Example: 128 MPI tasks per node on a single node
export OMP_NUM_THREADS=1
mpirun -genvall -n 128 -ppn 128 -host <hostname> executable
Example: 64 MPI tasks per node with 2 threads each
export OMP_NUM_THREADS=2
export I_MPI_PIN=1
export I_MPI_PIN_DOMAIN=core
mpirun -genvall -n 64 -host <hostname> executable
Example: 1 MPI task, on each of 2 nodes with 128 threads each, with 2 threads per core
export OMP_NUM_THREADS=128
export KMP_PLACE_THREADS=1s,64c,2t
export KMP_AFFINITY=compact,granularity=thread
export I_MPI_PIN=1export I_MPI_PIN_DOMAIN=node
mpirun -genvall -n 2 -hosts HOST1,HOST2 ./executable
Example: 64 MPI per node, on 2 nodes with 4 threads per node using rsh
export KMP_AFFINITY=compact,granularity=thread
export OMP_NUM_THREADS=4
export I_MPI_PIN=1
export I_MPI_PIN_DOMAIN=core
export I_MPI_FABRICS=shm:tmi
export HFI_NO_CPUAFFINITY=1
mpirun -rsh rsh -genvall -n 128 -ppn 64 -host HOST1,HOST2 executable
Example: Forcing an MPI job to use MCDRAM on Flat-Quad nodes
Jobs on Flat-Quadrant nodes can make use of MCDRAM. One 'easy-button' if the application fits completely into MCDRAM is to just force the entire code to run via numactl. In this case this needs to be done for each MPI process for example as follows, which will run 2 MPI processes. on 2 nodes, with each MPI process using 128 threads (2 threads per core) and each process is forced to allocate memory from NUMA domain 1 (MCDRAM on Flat-Quad nodes)
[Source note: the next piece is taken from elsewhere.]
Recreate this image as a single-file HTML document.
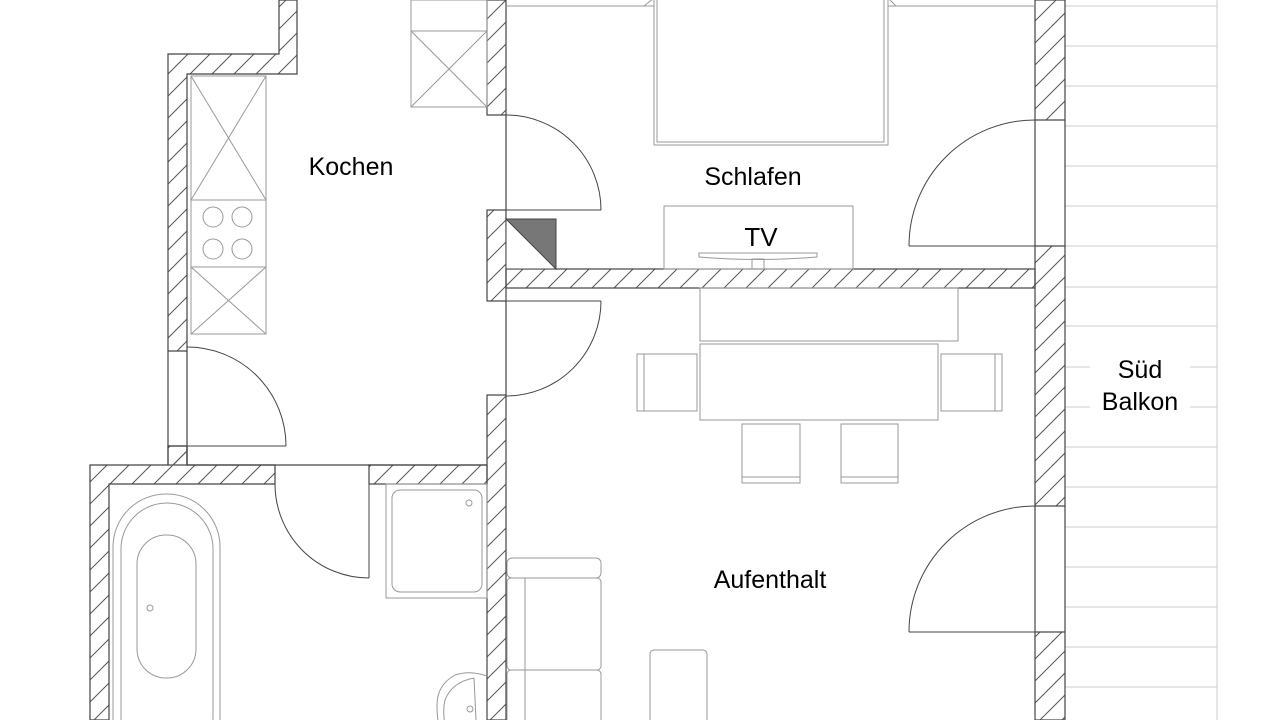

export KMP_HW_SUBSET=1s,64c,2t
export OMP_NUM_THREADS=128
export KMP_AFFINITY=compact,granularity=thread
export I_MPI_PIN=1
export I_MPI_PIN_DOMAIN=node
export I_MPI_FABRICS=shm:tmi
export HFI_NO_CPUAFFINITY=1
mpirun -rsh rsh -genvall -n 2 -ppn 1 -hosts HOST1,HOST2 numactl -m 1 executable
Likewise numactl -m 0 would bind allocations to come from DDR. On Cache-Quadrant nodes, the MCDRAM is of course transparent and there is no need to use numactl.